ISIL is run by Iraqi Islamic terrorists and contains a lot of foreigners. ISIL wants a religious dictatorship for post-Assad Syria and eventual merging of a Sunni dominated Syria and Iraq. Merging Syria and Iraq has been a goal for many in the region for centuries. It doesn’t happen because the Sunni factions cannot agree on who gets what in the unified state. Most Syrians are opposed to the ISIL goals and see ISIL as a bunch of foreigners invading the country. But ISIL has the largest proportion of fanatics in its ranks and despite being at war with the other coalitions and the Assads is not inclined to surrender, leave Syria or negotiate. All the other rebels went to war with ISIL on January 1st and that conflict will have to be decided before the full weight of the rebels forces can be directed at the Assads.

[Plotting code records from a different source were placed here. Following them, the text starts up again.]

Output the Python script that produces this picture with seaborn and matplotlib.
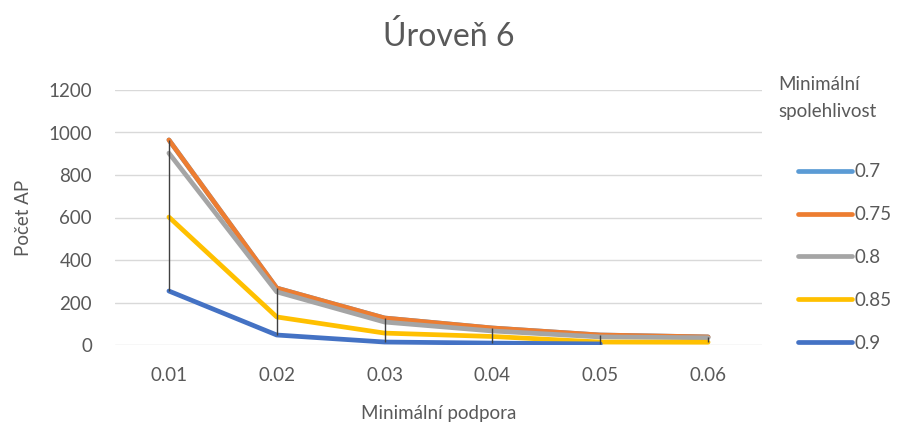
import numpy as np
import pandas as pd
import matplotlib
matplotlib.use("Agg")
import matplotlib.pyplot as plt
import seaborn as sns

# Minimum support levels (x categories)
support = ["0.01", "0.02", "0.03", "0.04", "0.05", "0.06"]

# Number of association rules per minimum confidence level
conf_070 = [965, 268, 127, 80, 47, 38]
conf_075 = [965, 268, 127, 80, 47, 38]
conf_080 = [903, 250, 108, 66, 38, 34]
conf_085 = [602, 132, 56, 40, 14, 13]
conf_090 = [254, 47, 14, 9, 5, np.nan]

series_names = ["0.7", "0.75", "0.8", "0.85", "0.9"]
series_values = [conf_070, conf_075, conf_080, conf_085, conf_090]
colors = ["#5B9BD5", "#ED7D31", "#A5A5A5", "#FFC000", "#4472C4"]

rows = []
for name, vals in zip(series_names, series_values):
    for s, v in zip(support, vals):
        rows.append({"support": s, "count": v, "conf": name})
df = pd.DataFrame(rows)

sns.set_theme(style="white")
plt.rcParams["font.family"] = ["Lato", "DejaVu Sans"]
text_color = "#595959"
W, H = 910, 428

fig = plt.figure(figsize=(W / 100, H / 100), dpi=100)
ax = fig.add_axes([115 / W, 1 - 345 / H, 647 / W, 255 / H])

# High-low lines across all series at each support level
wide = df.pivot(index="support", columns="conf", values="count").loc[support]
xpos = np.arange(len(support))
ax.vlines(xpos, wide.min(axis=1), wide.max(axis=1), color="#404040", lw=1.0, zorder=5)

sns.lineplot(data=df, x="support", y="count", hue="conf", hue_order=series_names,
             palette=colors, linewidth=3.4, ax=ax, sort=False, zorder=3)

ax.set_xlim(-0.5, len(support) - 0.5)
ax.set_ylim(0, 1200)
ax.set_yticks(np.arange(0, 1201, 200))
ax.yaxis.grid(True, color="#D9D9D9", lw=1.0)
ax.set_axisbelow(True)
for sp in ax.spines.values():
    sp.set_visible(False)
ax.tick_params(axis="both", length=0, labelsize=13.5, colors=text_color)
ax.tick_params(axis="x", pad=16)
ax.tick_params(axis="y", pad=16.5)

ax.set_xlabel("Minimální podpora", fontsize=13.5, color=text_color, labelpad=15)
ax.set_ylabel("Počet AP", fontsize=13.5, color=text_color, labelpad=12)
fig.text(449 / W, 1 - 46 / H, "Úroveň 6", fontsize=23, color=text_color,
         ha="center", va="baseline")

# Legend title drawn separately so the entries sit indented beneath it
fig.text(778 / W, 1 - 76 / H, "Minimální\nspolehlivost", fontsize=13.5,
         color=text_color, ha="left", va="top", linespacing=1.75)

handles, labels = ax.get_legend_handles_labels()
leg = ax.legend(handles, labels, loc="center left",
                bbox_to_anchor=(798 / W, 1 - 257.5 / H), bbox_transform=fig.transFigure,
                frameon=False, fontsize=13.5, handlelength=2.9, handletextpad=0.12,
                labelspacing=1.38, borderaxespad=0, borderpad=0)
for t in leg.get_texts():
    t.set_color(text_color)
for h in leg.get_lines():
    h.set_linewidth(3.4)

fig.savefig("out.png", dpi=100)
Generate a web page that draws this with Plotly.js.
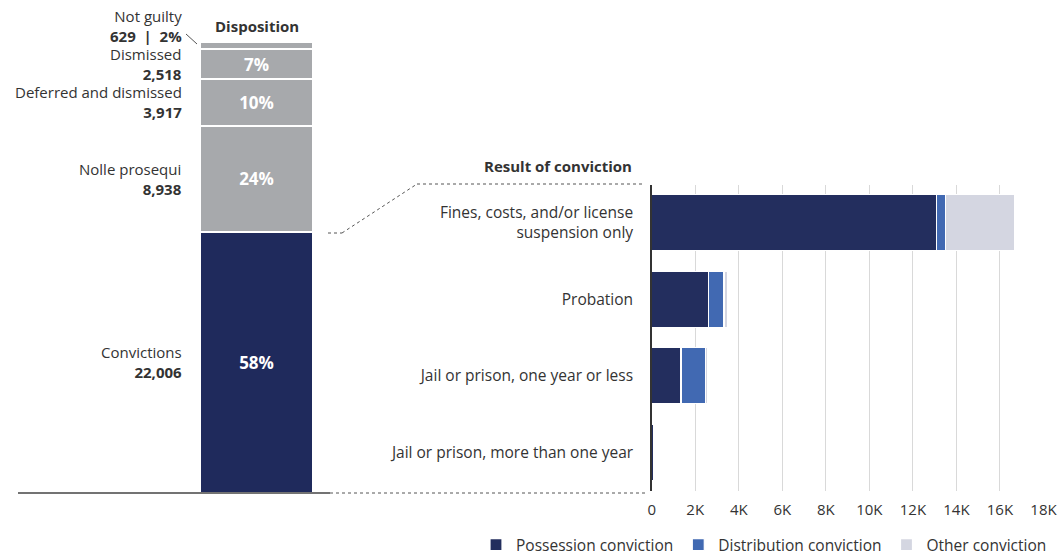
<!DOCTYPE html>
<html>
<head>
<meta charset="utf-8">
<script src="https://cdn.plot.ly/plotly-3.0.1.min.js"></script>
<style>html,body{margin:0;padding:0;background:#fff;}#chart{width:1059px;height:556px;}</style>
</head>
<body>
<div id="chart"></div>
<script>
// ---- Data ----
const dispCategories = ['Convictions', 'Nolle prosequi', 'Deferred and dismissed', 'Dismissed', 'Not guilty'];
const dispCounts = [22006, 8938, 3917, 2518, 629];

const resultCategories = ['Fines, costs, and/or license<br>suspension only', 'Probation', 'Jail or prison, one year or less', 'Jail or prison, more than one year'];
const possession = [13100, 2600, 1350, 70];
const distribution = [400, 720, 1110, 40];
const other = [3180, 150, 110, 10];

const seriesNames = ['Possession conviction', 'Distribution conviction', 'Other conviction'];
const xTickVals = [0, 2000, 4000, 6000, 8000, 10000, 12000, 14000, 16000, 18000];
const xTickLabels = ['0', '2K', '4K', '6K', '8K', '10K', '12K', '14K', '16K', '18K'];

// ---- Styles ----
const W = 1059, H = 556;
const FONT = 'Open Sans, Noto Sans, sans-serif';
const TXT = '#333333';
const dispColors = ['#1f2a5c', '#a7a9ac', '#a7a9ac', '#a7a9ac', '#a7a9ac'];
const seriesColors = ['#232e5e', '#4169b2', '#d4d6e1'];
const px = v => v / W;
const py = v => (H - v) / H;

const total = dispCounts.reduce((a, b) => a + b, 0);
const pct = dispCounts.map(c => Math.round(c / total * 100));

const traces = [];
dispCategories.forEach((cat, i) => {
  traces.push({
    type: 'bar', x: [0], y: [dispCounts[i]], width: [1],
    xaxis: 'x', yaxis: 'y', name: cat, showlegend: false,
    marker: {color: dispColors[i], line: {color: '#ffffff', width: 2}},
    text: [cat === 'Not guilty' ? '' : '<b>' + pct[i] + '%</b>'],
    textposition: 'inside', insidetextanchor: 'middle', constraintext: 'none',
    textfont: {family: FONT, size: 17, color: '#ffffff'},
    hoverinfo: 'skip'
  });
});

[possession, distribution, other].forEach((vals, i) => {
  traces.push({
    type: 'bar', orientation: 'h', x: vals, y: resultCategories,
    xaxis: 'x2', yaxis: 'y2', name: seriesNames[i],
    marker: {color: seriesColors[i], line: {color: '#ffffff', width: 1.2}},
    hoverinfo: 'skip'
  });
});

// Left side labels (annotations at segment centres)
const annotations = [];
let cum = 0;
dispCategories.forEach((cat, i) => {
  const mid = cum + dispCounts[i] / 2;
  cum += dispCounts[i];
  if (cat === 'Not guilty') {
    annotations.push({
      xref: 'paper', yref: 'paper', x: px(184), y: py(26), xanchor: 'right', yanchor: 'middle',
      align: 'right', showarrow: false,
      text: cat + '<br><b>' + dispCounts[i].toLocaleString('en-US') + '  |  ' + pct[i] + '%</b>',
      font: {family: FONT, size: 15, color: TXT}
    });
  } else {
    annotations.push({
      xref: 'paper', yref: 'y', x: px(184), y: mid, xanchor: 'right', yanchor: 'middle',
      align: 'right', showarrow: false,
      text: cat + '<br><b>' + dispCounts[i].toLocaleString('en-US') + '</b>',
      font: {family: FONT, size: 15, color: TXT}
    });
  }
});
annotations.push({
  xref: 'paper', yref: 'paper', x: px(256.5), y: py(26), xanchor: 'center', yanchor: 'middle',
  showarrow: false, text: '<b>Disposition</b>', font: {family: FONT, size: 15, color: TXT}
});
annotations.push({
  xref: 'paper', yref: 'paper', x: px(634), y: py(166), xanchor: 'right', yanchor: 'middle',
  showarrow: false, text: '<b>Result of conviction</b>', font: {family: FONT, size: 15, color: TXT}
});

const dot = {color: '#555555', width: 1, dash: 'dot'};
const shapes = [
  {type: 'line', xref: 'paper', yref: 'paper', x0: px(18), x1: px(330), y0: py(493), y1: py(493), line: {color: '#444444', width: 1.5}},
  {type: 'line', xref: 'paper', yref: 'paper', x0: px(330), x1: px(645), y0: py(493), y1: py(493), line: dot},
  {type: 'line', xref: 'paper', yref: 'paper', x0: px(328), x1: px(342), y0: py(233), y1: py(233), line: dot},
  {type: 'line', xref: 'paper', yref: 'paper', x0: px(342), x1: px(417), y0: py(233), y1: py(184), line: dot},
  {type: 'line', xref: 'paper', yref: 'paper', x0: px(417), x1: px(645), y0: py(184), y1: py(184), line: dot},
  {type: 'line', xref: 'paper', yref: 'paper', x0: px(186), x1: px(197), y0: py(34), y1: py(44), line: {color: '#555555', width: 1}}
];

const layout = {
  width: W, height: H,
  margin: {l: 0, r: 0, t: 0, b: 0, autoexpand: false},
  paper_bgcolor: '#ffffff', plot_bgcolor: 'rgba(0,0,0,0)',
  barmode: 'stack', bargap: 0.27,
  font: {family: FONT, size: 15, color: TXT},
  xaxis: {domain: [px(200), px(313)], range: [-0.5, 0.5], visible: false, fixedrange: true},
  yaxis: {domain: [py(493), py(41.7)], range: [0, total], visible: false, fixedrange: true},
  xaxis2: {
    domain: [px(651.7), px(1043.5)], range: [0, 18000], anchor: 'y2',
    tickvals: xTickVals, ticktext: xTickLabels, showgrid: true, gridcolor: '#d9d9d9', gridwidth: 1,
    zeroline: false, showline: false, ticks: '', tickfont: {family: FONT, size: 15, color: TXT},
    ticklabelstandoff: 8, fixedrange: true
  },
  yaxis2: {
    domain: [py(490.5), py(184.5)], anchor: 'x2', type: 'category',
    categoryorder: 'array', categoryarray: resultCategories, autorange: 'reversed',
    showline: true, linecolor: '#333333', linewidth: 1.5, ticks: '', showgrid: false,
    tickfont: {family: FONT, size: 15.5, color: TXT}, ticklabelstandoff: 14, fixedrange: true
  },
  legend: {
    orientation: 'h', x: px(1052), xanchor: 'right', y: py(545), yanchor: 'middle',
    font: {family: FONT, size: 15.5, color: TXT}, traceorder: 'normal', itemclick: false, itemdoubleclick: false,
    bgcolor: 'rgba(0,0,0,0)'
  },
  annotations: annotations,
  shapes: shapes,
  showlegend: true
};

Plotly.newPlot('chart', traces, layout, {displayModeBar: false, staticPlot: true});
</script>
</body>
</html>
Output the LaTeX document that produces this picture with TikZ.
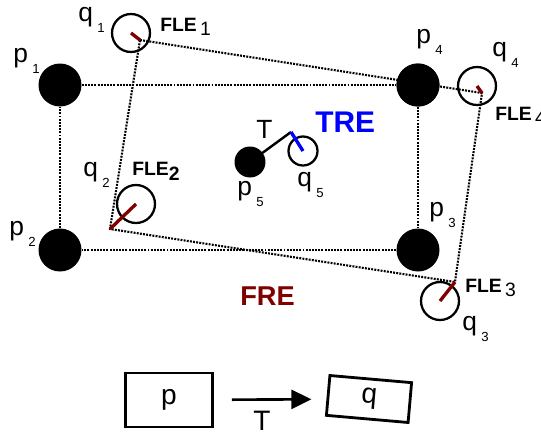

Al Qaeda has factions in both ISIL and the moderate Islamic radical coalition and for over a year has been trying to get ISIL to play nice. But as al Qaeda discovered during the 2003-8 terrorism campaign in Iraq, the Iraqi Islamic terrorists don’t always cooperate with and al Qaeda believes that is why ISIL lost big during the 2003-8 effort. But a diminished ISIL is still fighting and growing in Iraq because Sunni and Shia politicians cannot agree on who gets what. Many Iraqi Sunnis still miss the decades of Sunni Arab domination in Iraq. This minority rule ended when Americans and British troops overthrew Saddam in 2003. The Sunni minority (about 20 percent of all Iraqis) have dominated the more numerous Shia for most of the past thousand years and miss the power and money. Many Sunni men are still willing to be fanatic terrorists in order to get it all back. In Syria ISIL took the lead in recruiting foreign Islamic terrorists to come and fight the Assads. This caused a lot of friction with Syrian Islamic radicals, including the local al Qaeda franchise (al Nusra) and al Qaeda senior leaders sided with al Nusra and ordered ISIL to disband last November. ISIL ignored this and now is at war with the Assads and most of the rebels. But recent defeats in northern and eastern Syria, as well as in western Iraq, are putting ISIL on the ropes. 

Using all those foreigners gave ISIL another advantage; they were not bound to stay in one place to protect their families and neighborhoods. Many of the rebels are in it largely for self-defense and cannot easily be persuaded to go fight someplace else in Syria.